Imagine a scenario where China prefers one candidate over the other. It could easily afford to bribe electors in order to get the outcome it desires. Most electors will likely be able to resist such an offer, but will all 270 of the winning block do so? It’s not wise to bet our democracy on such an outcome.
However, because of the scrutiny that individual electors would receive if they vote against their pledged candidate in a close election, it’s unlikely that a foreign adversary would choose to bribe an elector. A hostile nation would be much more likely to target electors with some sort of blackmail. It would be trivially easy for Russia to access the personal records — including emails and texts — of electors and dredge up potentially embarrassing or criminal behavior that could be used against them. Electors in such a position will likely be unwilling to contact federal law enforcement and may continue to refuse to cooperate in the intense spotlight after a surprising electoral college result.
Undoing an Election
Any electoral college vote that produces a different outcome than that of election night will certainly face legal challenges, but anyone who thinks that the Supreme Court will step in and restore the “rightful” winner might be disappointed. There is a long history of the votes of faithless electors being accepted by Congress and it would be extremely difficult for the Supreme Court to create an argument to invalidate an election. It’s not even clear if the court would do so if a crime such as bribery were involved.
Similarly, Congress could refuse to accept the results of the electoral college vote. According to the National Archives, electoral votes can be challenged. Both chambers of congress must agree to invalidate the votes. But it’s unclear exactly what would happen if the votes were invalidated.

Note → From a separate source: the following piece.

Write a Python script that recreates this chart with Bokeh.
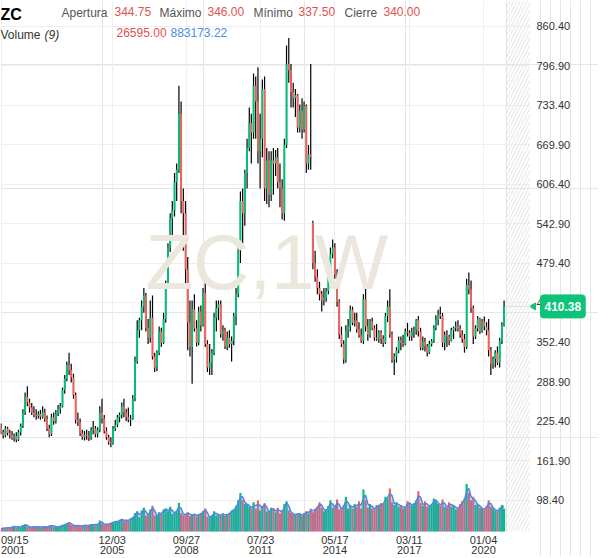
import numpy as np
import pandas as pd
from bokeh.plotting import figure
from bokeh.layouts import row
from bokeh.models import (ColumnDataSource, FixedTicker, Range1d, Grid, Label, BoxAnnotation)
from bokeh.core.properties import value
from bokeh.embed import file_html
from bokeh.resources import INLINE

# ---------------- data (monthly candles) ----------------
origin_date = "2001-09-15"
first_month = "2001-09-01"
last_month = "2020-10-01"
data_end_date = "2020-11-07"

opens = [
    215, 208, 203, 214,
    207, 204, 199, 202, 196, 208, 218, 240, 265, 256, 248, 240,
    236, 234, 238, 233, 240, 230, 214, 205, 232, 226, 238, 246,
    250, 276, 294, 316, 308, 296, 268, 228, 224, 206, 200, 204,
    202, 200, 212, 214, 205, 212, 240, 230, 210, 200, 192, 190,
    214, 220, 232, 236, 250, 240, 232, 228, 230, 262, 322, 372,
    388, 410, 428, 376, 360, 392, 330, 312, 336, 370, 352, 390,
    446, 505, 552, 565, 610, 630, 720, 580, 560, 470, 385, 345,
    406, 375, 352, 402, 380, 432, 350, 312, 320, 336, 392, 408,
    414, 366, 372, 346, 360, 350, 355, 395, 430, 500, 580, 560,
    625, 665, 705, 690, 765, 740, 660, 680, 760, 600, 645, 590,
    645, 640, 650, 610, 600, 560, 670, 800, 790, 755, 745, 750,
    698, 725, 695, 732, 640, 655, 545, 480, 458, 440, 430, 420,
    424, 435, 462, 495, 505, 462, 418, 365, 350, 325, 372, 378,
    405, 384, 388, 374, 364, 355, 422, 378, 365, 386, 375, 360,
    358, 368, 358, 352, 395, 410, 366, 325, 330, 340, 356, 352,
    350, 370, 368, 362, 370, 372, 388, 370, 344, 354, 346, 336,
    350, 355, 376, 388, 398, 395, 352, 365, 362, 355, 372, 376,
    378, 375, 365, 358, 345, 445, 438, 408, 362, 375, 390, 370,
    386, 378, 372, 340, 318, 326, 336, 320, 355, 380,
]
highs = [
    222, 212, 218, 217,
    212, 210, 206, 208, 212, 222, 245, 272, 282, 262, 255, 250,
    245, 242, 244, 250, 246, 235, 220, 238, 240, 244, 252, 255,
    280, 300, 322, 336, 318, 302, 272, 240, 230, 212, 210, 212,
    210, 216, 226, 218, 216, 250, 262, 236, 216, 204, 200, 218,
    228, 236, 240, 256, 262, 246, 248, 236, 268, 330, 388, 392,
    420, 440, 432, 390, 420, 428, 336, 340, 378, 376, 400, 452,
    512, 560, 580, 625, 640, 765, 740, 600, 580, 490, 420, 420,
    430, 388, 410, 412, 440, 450, 356, 350, 342, 400, 420, 420,
    420, 380, 376, 370, 372, 362, 400, 440, 510, 595, 600, 630,
    680, 730, 720, 785, 780, 795, 720, 775, 780, 665, 660, 660,
    665, 662, 665, 640, 615, 680, 830, 842, 800, 770, 760, 752,
    735, 745, 740, 735, 670, 800, 548, 500, 470, 450, 435, 440,
    440, 470, 505, 518, 512, 470, 422, 378, 356, 380, 390, 412,
    410, 400, 400, 385, 375, 430, 442, 390, 390, 392, 380, 382,
    372, 372, 364, 400, 420, 438, 370, 335, 345, 362, 362, 365,
    375, 384, 372, 376, 378, 390, 395, 376, 362, 360, 350, 355,
    358, 380, 396, 405, 410, 400, 370, 372, 365, 376, 378, 386,
    388, 380, 372, 366, 455, 465, 452, 412, 380, 395, 392, 390,
    394, 385, 390, 345, 330, 340, 346, 360, 385, 420,
]
lows = [
    205, 198, 200, 203,
    198, 196, 193, 192, 194, 203, 215, 236, 250, 240, 236, 232,
    228, 230, 228, 230, 225, 210, 200, 202, 220, 222, 234, 238,
    248, 270, 290, 300, 288, 262, 222, 218, 202, 196, 195, 196,
    194, 196, 205, 200, 200, 208, 222, 206, 196, 188, 184, 188,
    210, 216, 224, 230, 232, 226, 224, 218, 228, 258, 318, 360,
    372, 400, 370, 350, 352, 325, 305, 306, 332, 345, 350, 384,
    440, 498, 520, 555, 580, 625, 560, 500, 440, 340, 330, 286,
    370, 346, 348, 370, 378, 345, 305, 300, 300, 332, 370, 388,
    360, 355, 342, 340, 344, 322, 348, 380, 425, 480, 510, 540,
    600, 660, 640, 680, 680, 640, 600, 650, 580, 575, 570, 580,
    590, 620, 600, 570, 550, 548, 665, 770, 730, 730, 715, 690,
    690, 680, 690, 625, 630, 630, 470, 450, 430, 420, 402, 412,
    418, 430, 455, 488, 455, 410, 358, 345, 318, 320, 360, 370,
    380, 378, 368, 360, 352, 350, 370, 355, 360, 372, 355, 355,
    352, 350, 345, 350, 385, 360, 320, 300, 320, 335, 340, 345,
    348, 362, 355, 355, 360, 365, 362, 340, 340, 338, 330, 334,
    346, 352, 372, 380, 390, 345, 340, 345, 348, 354, 358, 370,
    370, 360, 352, 336, 342, 430, 400, 350, 358, 370, 366, 368,
    372, 364, 330, 300, 310, 312, 316, 312, 350, 378,
]
closes = [
    208, 203, 214, 207,
    204, 199, 202, 196, 208, 218, 240, 265, 256, 248, 240, 236,
    234, 238, 233, 240, 230, 214, 205, 232, 226, 238, 246, 250,
    276, 294, 316, 308, 296, 268, 228, 224, 206, 200, 204, 202,
    200, 212, 214, 205, 212, 240, 230, 210, 200, 192, 190, 214,
    220, 232, 236, 250, 240, 232, 228, 230, 262, 322, 372, 388,
    410, 428, 376, 360, 392, 330, 312, 336, 370, 352, 390, 446,
    505, 552, 565, 610, 630, 720, 580, 560, 470, 385, 345, 406,
    375, 352, 402, 380, 432, 350, 312, 320, 336, 392, 408, 414,
    366, 372, 346, 360, 350, 355, 395, 430, 500, 580, 560, 625,
    665, 705, 690, 765, 740, 660, 680, 760, 600, 645, 590, 645,
    640, 650, 610, 600, 560, 670, 800, 790, 755, 745, 750, 698,
    725, 695, 732, 640, 655, 650, 480, 458, 440, 430, 420, 424,
    435, 462, 495, 505, 462, 418, 365, 350, 325, 372, 378, 405,
    384, 388, 374, 364, 355, 422, 378, 365, 386, 375, 360, 358,
    368, 358, 352, 395, 410, 366, 325, 330, 340, 356, 352, 350,
    370, 368, 362, 370, 372, 388, 370, 344, 354, 346, 336, 350,
    355, 376, 388, 398, 395, 352, 365, 362, 355, 372, 376, 378,
    375, 365, 358, 345, 445, 438, 408, 362, 375, 390, 370, 386,
    378, 372, 340, 318, 326, 336, 320, 355, 380, 410.38,
]
volumes_k = [
    140, 210, 170, 230,
    190, 260, 300, 200, 300, 230, 350, 380, 270, 250, 220, 300,
    230, 290, 210, 270, 240, 250, 320, 350, 250, 300, 230, 320,
    340, 380, 450, 500, 350, 330, 300, 360, 270, 320, 360, 300,
    350, 400, 330, 420, 360, 600, 440, 370, 430, 400, 480, 520,
    560, 520, 640, 680, 560, 650, 580, 720, 760, 1000, 1100, 780,
    1150, 1300, 860, 950, 1200, 1400, 880, 840, 1050, 960, 1200, 1250,
    1100, 1350, 960, 1050, 1150, 1550, 1000, 900, 950, 1050, 850, 950,
    950, 820, 950, 1000, 1100, 1250, 800, 760, 900, 1100, 880, 950,
    860, 1000, 840, 950, 1000, 1150, 1200, 1400, 1700, 2100, 1700, 1500,
    1500, 1350, 1250, 1600, 1250, 1700, 1150, 1400, 1550, 1100, 1050, 1300,
    1200, 1050, 1300, 980, 1150, 1500, 1650, 1150, 1000, 940, 900, 1000,
    950, 870, 1000, 1100, 990, 1250, 1050, 1250, 1350, 1600, 1300, 1100,
    1200, 1400, 1700, 1300, 1350, 1750, 1200, 1250, 1450, 1900, 1250, 1450,
    1250, 1500, 1350, 1650, 1250, 2300, 1700, 1300, 1500, 1250, 1200, 1450,
    1400, 1550, 1500, 1900, 1800, 2350, 1600, 1450, 1600, 1350, 1450, 1250,
    1350, 1650, 1500, 1400, 1550, 1700, 2200, 1550, 1400, 1650, 1350, 1400,
    1500, 1800, 1650, 1500, 1400, 1750, 1350, 1300, 1600, 1350, 1450, 1200,
    1300, 1500, 1650, 1800, 2600, 2100, 1700, 1900, 1450, 1500, 1300, 1250,
    1200, 1400, 1700, 1350, 1250, 1150, 1100, 1300, 1450, 1250,
]

tick_dates = ["2001-09-15", "2005-12-03", "2008-09-27", "2011-07-23",
              "2014-05-17", "2017-03-11", "2020-01-04"]
tick_md = ["09/15", "12/03", "09/27", "07/23", "05/17", "03/11", "01/04"]
tick_year = ["2001", "2005", "2008", "2011", "2014", "2017", "2020"]
price_ticks = [98.40, 161.90, 225.40, 288.90, 352.40, 415.90, 479.40,
               542.90, 606.40, 669.90, 733.40, 796.90, 860.40]

header_items = [  # text, x, baseline (px from top), kind
    ("ZC", 0, 14, "title"),
    ("Apertura", 61, 12, "name"), ("344.75", 114, 11, "red"),
    ("Máximo", 159, 12, "name"), ("346.00", 207, 11, "red"),
    ("Mínimo", 253, 12, "name"), ("337.50", 298, 11, "red"),
    ("Cierre", 344, 12, "name"), ("340.00", 383, 11, "red"),
    ("Volume", 0, 34, "vol"), ("(9)", 44, 34, "volit"),
    ("26595.00", 116, 32, "red"), ("883173.22", 170, 32, "blue"),
]

# ---------------- derived ----------------
n = len(opens)
assert n == len(highs) == len(lows) == len(closes) == len(volumes_k)
origin = pd.Timestamp(origin_date)
dates = pd.date_range(first_month, last_month, freq="MS") + pd.Timedelta(days=14)
assert len(dates) == n
xw = np.asarray((dates - origin).days, dtype=float) / 7.0
o = np.array(opens, dtype=float)
c = np.array(closes, dtype=float)
UP, DOWN = "#00c176", "#f0625a"
TAG = "#0cc479"
colors = [UP if cc >= oo else DOWN for oo, cc in zip(o, c)]
vol_ma = pd.Series(volumes_k, dtype=float).rolling(2, min_periods=1).mean().to_numpy()

src = ColumnDataSource(dict(
    x=xw, o=o, h=highs, l=lows, c=c,
    top=np.maximum(o, c), bottom=np.minimum(o, c),
    color=colors, vol=volumes_k, ma=vol_ma,
))
tick_w = [(pd.Timestamp(d) - origin).days / 7.0 for d in tick_dates]
end_w = (pd.Timestamp(data_end_date) - origin).days / 7.0

# ---------------- geometry ----------------
PLOT_W, PLOT_H = 530, 531      # price/volume area
STRIP = 25                     # date label strip below it
AXIS_W = 68                    # price label column right of it
TOTAL_H = PLOT_H + STRIP
FONT = "Liberation Sans"
X_END = 1048
PRICE_LO, PRICE_HI = 48.5, 902.2
VOL_TOP = 29000
per_px = (PRICE_HI - PRICE_LO) / PLOT_H

xr = Range1d(-1, X_END)
yr = Range1d(PRICE_LO - STRIP * per_px, PRICE_HI)

common = dict(output_backend="svg", toolbar_location=None,
              x_axis_location=None, y_axis_location=None,
              min_border_left=0, min_border_right=0, min_border_top=0, min_border_bottom=0,
              outline_line_color=None, background_fill_color="white", border_fill_color="white")

# ---------------- main panel (price, volume, date labels) ----------------
p = figure(width=PLOT_W, height=TOTAL_H, x_range=xr, y_range=yr, **common)
p.extra_y_ranges = {"vol": Range1d(-VOL_TOP * STRIP / PLOT_H, VOL_TOP),
                    "px": Range1d(-STRIP, PLOT_H)}
p.add_layout(Grid(dimension=1, ticker=FixedTicker(ticks=price_ticks), grid_line_color="#efefef"))
p.add_layout(Grid(dimension=0, ticker=FixedTicker(ticks=tick_w), grid_line_color="#efefef"))

p.add_layout(BoxAnnotation(left=end_w, bottom=0, y_range_name="px", fill_alpha=0,
                           line_color=None, hatch_pattern="/", hatch_color="#e4e4e4",
                           hatch_weight=1, hatch_scale=7))

p.add_layout(Label(x=526, y=482, text="ZC,1W", text_align="center", text_baseline="middle",
                   text_font=FONT, text_font_size="78px", text_color="#ebe7dc"))

# white strip under the plot area (hides grid lines behind the date labels)
p.quad(left=[-1], right=[X_END], bottom=[-STRIP], top=[0], y_range_name="px",
       fill_color="white", line_color=None)

p.vbar(x="x", top="vol", bottom=0, width=4.3, fill_color="color", line_color=None,
       y_range_name="vol", source=src)
p.varea(x="x", y1=0, y2="ma", fill_color="#5b86e5", fill_alpha=0.34,
        y_range_name="vol", source=src)
p.line(x="x", y="ma", line_color="#5585e0", line_width=1.5, y_range_name="vol", source=src)

p.segment(x0="x", y0="l", x1="x", y1="h", line_color="black", line_width=1.2, source=src)
p.vbar(x="x", top="top", bottom="bottom", width=3.8, fill_color="color", line_color=None,
       source=src)

p.segment(x0=[xw[-1] + 2], y0=[closes[-1]], x1=[X_END], y1=[closes[-1]],
          line_color="#dddddd", line_width=1)

# date labels (two lines)
for align, sl in (("left", slice(0, 1)), ("center", slice(1, None))):
    for labels, yy in ((tick_md, -8.7), (tick_year, -18.2)):
        p.text(x=tick_w[sl], y=[yy] * len(tick_w[sl]), text=labels[sl], y_range_name="px",
               text_font=value(FONT), text_font_size="11px", text_color="#333333",
               text_align=align, text_baseline="middle")

styles = {
    "title": ("#000000", "16px", "bold"),
    "name": ("#555555", "12px", "normal"),
    "red": ("#e0524f", "12px", "normal"),
    "blue": ("#4d8ae6", "12px", "normal"),
    "vol": ("#333333", "12px", "normal"),
    "volit": ("#333333", "12px", "italic"),
}
for text, x, base, kind in header_items:
    col, size, style = styles[kind]
    p.add_layout(Label(x=x, y=TOTAL_H - base, x_units="screen", y_units="screen",
                       text=text, text_align="left", text_baseline="alphabetic",
                       text_font=FONT, text_font_size=size, text_font_style=style,
                       text_color=col))

# ---------------- right price axis panel ----------------
pr = figure(width=AXIS_W, height=TOTAL_H, x_range=Range1d(0, AXIS_W), y_range=yr, **common)
pr.text(x=[6] * len(price_ticks), y=price_ticks, text=[f"{t:.2f}" for t in price_ticks],
        text_font=value(FONT), text_font_size="11px", text_color="#333333",
        text_align="left", text_baseline="middle")
pr.scatter(x=[3], y=[closes[-1]], marker="triangle", angle=np.pi / 2, size=7,
           fill_color=TAG, line_color=TAG)
pr.add_layout(Label(x=10, y=closes[-1], text=f"{closes[-1]:.2f}", text_align="left",
                    text_baseline="middle", text_font=FONT, text_font_size="12px",
                    text_font_style="bold", text_color="white",
                    background_fill_color=TAG, border_line_color=TAG,
                    padding=(4, 7), border_radius=3))

layout = row(p, pr, spacing=0)
open("out.html", "w").write(file_html(layout, INLINE))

Even if congress or the courts swoop in to preserve the original electoral vote count, the resulting damage could be widespread and lasting. Whichever side loses out in the end will feel that the results are illegitimate, potentially widening the already significant rift between the right and left. Uncertainty surrounding the election could plummet the nation into a recession, or worse.
Fixing The System
To be clear, the likelihood of one or more faithless electors altering the outcome of the electoral college is tiny, but the risks are large and uncertain. Those who want to see an end to electors and a move to a simple popular vote might see this flaw as a chance to push for a complete overhaul of our electoral process. However, since such drastic change is unlikely to happen, it makes more sense to propose a solution that can muster bipartisan support.

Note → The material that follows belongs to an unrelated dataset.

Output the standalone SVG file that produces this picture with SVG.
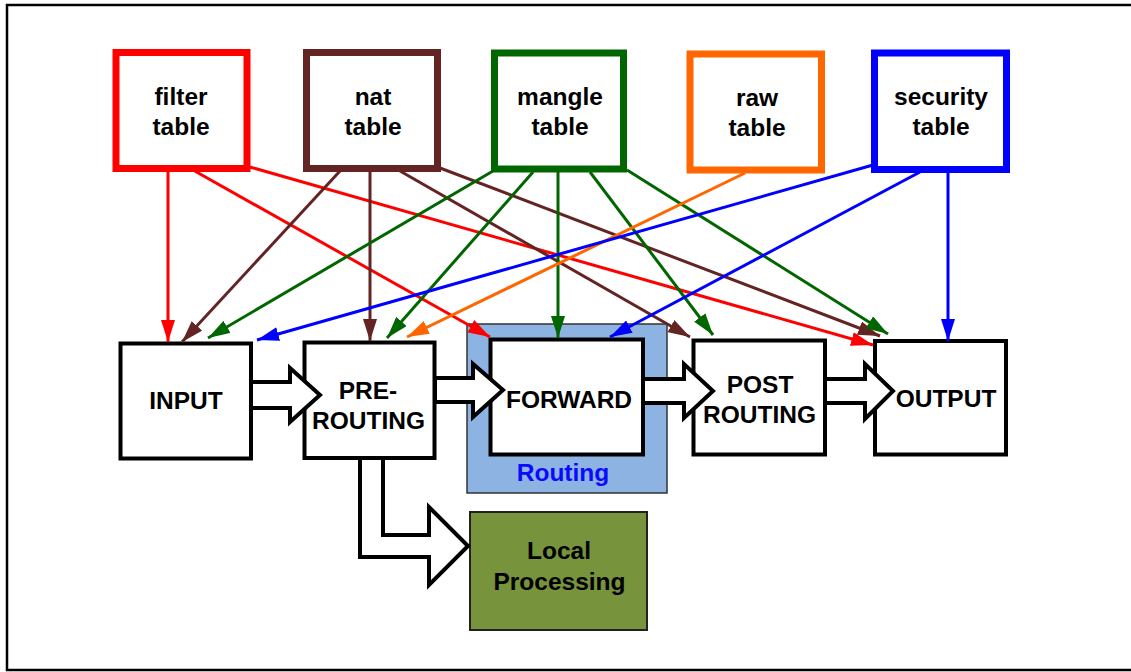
<svg xmlns="http://www.w3.org/2000/svg" width="1131" height="672" viewBox="0 0 1131 672">
<style>
.lbl{font-family:"Liberation Sans",Arial,Helvetica,sans-serif;font-weight:bold;font-size:24.5px;text-anchor:middle;fill:#000}
.tbl{fill:#fff;stroke-width:7}
.box{fill:#fff;stroke:#000;stroke-width:4}
.blk{fill:#fff;stroke:#000;stroke-width:4;stroke-linejoin:miter}
.c{fill:none;stroke-width:3}
</style>
<defs>
<marker id="ah-red" markerUnits="userSpaceOnUse" markerWidth="22" markerHeight="14" refX="22" refY="7" orient="auto"><path d="M0,0 L22,7 L0,14 z" fill="#ff0000"/></marker>
<marker id="ah-brown" markerUnits="userSpaceOnUse" markerWidth="22" markerHeight="14" refX="22" refY="7" orient="auto"><path d="M0,0 L22,7 L0,14 z" fill="#632423"/></marker>
<marker id="ah-green" markerUnits="userSpaceOnUse" markerWidth="22" markerHeight="14" refX="22" refY="7" orient="auto"><path d="M0,0 L22,7 L0,14 z" fill="#006600"/></marker>
<marker id="ah-orange" markerUnits="userSpaceOnUse" markerWidth="22" markerHeight="14" refX="22" refY="7" orient="auto"><path d="M0,0 L22,7 L0,14 z" fill="#ff6600"/></marker>
<marker id="ah-blue" markerUnits="userSpaceOnUse" markerWidth="22" markerHeight="14" refX="22" refY="7" orient="auto"><path d="M0,0 L22,7 L0,14 z" fill="#0000ff"/></marker>
</defs>
<rect x="0" y="0" width="1131" height="672" fill="#fff"/>
<rect x="7" y="5" width="1135" height="665" fill="none" stroke="#000" stroke-width="2.5"/>

<g id="filter-table">
<rect class="tbl" x="116" y="52.5" width="131" height="116" stroke="#ff0000"/>
<text class="lbl" x="181" y="105">filter</text>
<text class="lbl" x="181" y="135">table</text>
</g>
<g id="nat-table">
<rect class="tbl" x="306.5" y="52.5" width="131" height="116" stroke="#632423"/>
<text class="lbl" x="373" y="105">nat</text>
<text class="lbl" x="373" y="135">table</text>
</g>
<g id="mangle-table">
<rect class="tbl" x="494.5" y="53" width="129" height="116" stroke="#006600"/>
<text class="lbl" x="560" y="105">mangle</text>
<text class="lbl" x="560" y="135">table</text>
</g>
<g id="raw-table">
<rect class="tbl" x="690" y="54" width="131.5" height="116" stroke="#ff6600"/>
<text class="lbl" x="757" y="106">raw</text>
<text class="lbl" x="757" y="136">table</text>
</g>
<g id="security-table">
<rect class="tbl" x="874.5" y="53" width="132" height="116.5" stroke="#0000ff"/>
<text class="lbl" x="941" y="105">security</text>
<text class="lbl" x="941" y="135">table</text>
</g>

<g id="routing">
<rect x="467" y="324" width="200" height="169" fill="#8db3e2" stroke="#333" stroke-width="1.5"/>
<text class="lbl" x="563" y="481" fill="#0000ff" style="fill:#0a0aff">Routing</text>
</g>
<g id="input">
<rect class="box" x="120.5" y="343.5" width="130.5" height="115"/>
<text class="lbl" x="186" y="409">INPUT</text>
</g>
<g id="prerouting">
<rect class="box" x="304.5" y="342.5" width="130" height="115.5"/>
<text class="lbl" x="368" y="399">PRE-</text>
<text class="lbl" x="368.5" y="429">ROUTING</text>
</g>
<g id="forward">
<rect class="box" x="490.5" y="339.5" width="152.5" height="115"/>
<text class="lbl" x="569" y="408">FORWARD</text>
</g>
<g id="postrouting">
<rect class="box" x="693.5" y="340.5" width="131.5" height="114"/>
<text class="lbl" x="760" y="393">POST</text>
<text class="lbl" x="759.5" y="423">ROUTING</text>
</g>
<g id="output">
<rect class="box" x="875" y="341" width="131" height="113.5"/>
<text class="lbl" x="946" y="407">OUTPUT</text>
</g>
<g id="local-processing">
<rect x="470" y="512" width="177" height="118" fill="#77933c" stroke="#222" stroke-width="2"/>
<text class="lbl" x="559" y="559">Local</text>
<text class="lbl" x="559.5" y="590">Processing</text>
</g>

<g id="connectors">
<polygon class="blk" points="251,382 290,382 290,368 320,395 290,422 290,408 251,408"/>
<polygon class="blk" points="435,378 473,378 473,364 503,390 473,417 473,402 435,402"/>
<polygon class="blk" points="643,379 684,379 684,364 713,391 684,418 684,403 643,403"/>
<polygon class="blk" points="825,379 865,379 865,364 893,391 865,419 865,403 825,403"/>
<polygon class="blk" points="360,458 360,557 429,557 429,585 468,546 429,507 429,535 383,535 383,458"/>

<g stroke="#ff0000" class="c">
<path class="c" stroke="#ff0000" d="M168,172 L168,342" marker-end="url(#ah-red)"/>
<path class="c" stroke="#ff0000" d="M193,170 L490,337" marker-end="url(#ah-red)"/>
<path class="c" stroke="#ff0000" d="M250,167 L873,345" marker-end="url(#ah-red)"/>
</g>
<g>
<path class="c" stroke="#632423" d="M340,171 L182,342" marker-end="url(#ah-brown)"/>
<path class="c" stroke="#632423" d="M370,171 L370,341" marker-end="url(#ah-brown)"/>
<path class="c" stroke="#632423" d="M400,171 L690,337" marker-end="url(#ah-brown)"/>
<path class="c" stroke="#632423" d="M440,168 L880,336" marker-end="url(#ah-brown)"/>
</g>
<g>
<path class="c" stroke="#006600" d="M493,171 L208,338" marker-end="url(#ah-green)"/>
<path class="c" stroke="#006600" d="M533,172 L387,338" marker-end="url(#ah-green)"/>
<path class="c" stroke="#006600" d="M558,172 L558,338" marker-end="url(#ah-green)"/>
<path class="c" stroke="#006600" d="M590,172 L713,335" marker-end="url(#ah-green)"/>
<path class="c" stroke="#006600" d="M627,170 L888,334" marker-end="url(#ah-green)"/>
</g>
<g>
<path class="c" stroke="#ff6600" d="M745,173 L407,337" marker-end="url(#ah-orange)"/>
</g>
<g>
<path class="c" stroke="#0000ff" d="M873,165 L257,340" marker-end="url(#ah-blue)"/>
<path class="c" stroke="#0000ff" d="M920,172 L610,337" marker-end="url(#ah-blue)"/>
<path class="c" stroke="#0000ff" d="M948,172 L948,341" marker-end="url(#ah-blue)"/>
</g>
</g>
</svg>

Unfortunately, there is no easy fix. Electors are required, and it’s unclear if states can force them to vote a certain way before the vote is cast. Punishments after the fact may serve as deterrents, but they merely lower the probability of a disaster. They can’t prevent one entirely.
It is unlikely that any legislation addressing faithless electors will be passed before this November’s elections. In June, however, the Supreme Court will take up a case in an attempt to settle some of these questions. Usually, the high court works slowly and isn’t known for making sweeping changes. It is hard to imagine that many states are undertaking any efforts to protect the will of the people.
And where does that leave us? All we can do is hope for an electoral college margin that’s large enough to cover any attempts by faithless electors to undermine democracy as we know it. Keep your fingers crossed.